The Lost Civilizations Experimental Music Project - I have long been a fan of this improvisational outfit and they (along with their well chosen opening acts) are particularly welcome tonight after last night's big name band debacle. The core of this group is Ted Zook on an electric basscello and Mike Sebastian on saxes. They are joined tonight by percussionist Amanda Huron sitting at a drum kit. Although jazz obviously comes to mind with the improvisational approach and choices of instruments, they hit many avant garde buttons along the way and live up to the 'experimental music' part of their name. Yet it is easy to drift off in the tones, occasionally being jarred by moments of sharp contrasts and integration between the players. It is not too far removed from the urban sounds of the no wave era of NYC. Urban comes to mind, but that got me thinking if a saxophone can ever truly sound rural? If there is an example, please let me know. Anyway, this was another fine set that let me drift off into those thoughts and more and I again recommend this band to anyone who enjoys the creative process and music lovers that want to grow outward.

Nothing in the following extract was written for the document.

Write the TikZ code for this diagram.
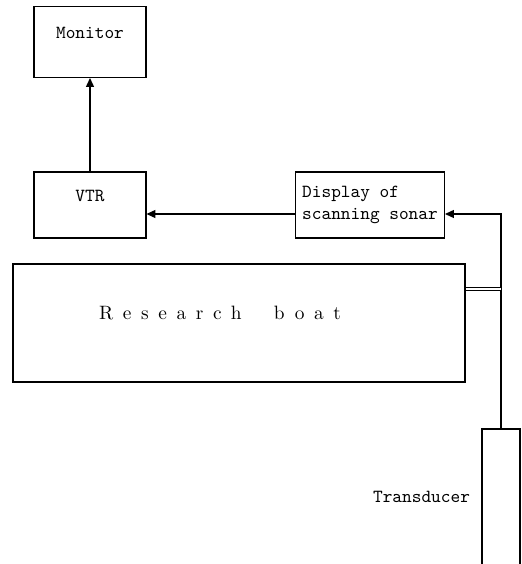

Quote of the Night: Paraphrasing Br'er as he started... "Thanks for coming tonight, although I'll miss the person who was telling all of us about the South. It was so fascinating!"
So again, it is not just me. People who engage in "inane bar chatter" (his quote, but I think I've used the word inane, too) are incredibly annoying to those around them and they also cut into the musicians' concentration as well. Now tonight was a free show, which as great as that is, also invites people who come to the bar for usual bar things and don't have anything invested. Still, a little volume control would be nice. Why is respecting one's environment so difficult? Oh, the answers evident there.
The Black Squirrel is more bar than club with a long bar filling its narrow confines in its Adams Morgan locale. Yet, the stage affords room for small bands and solo acts and the sound was quite good tonight. So there are some positives here, for sure.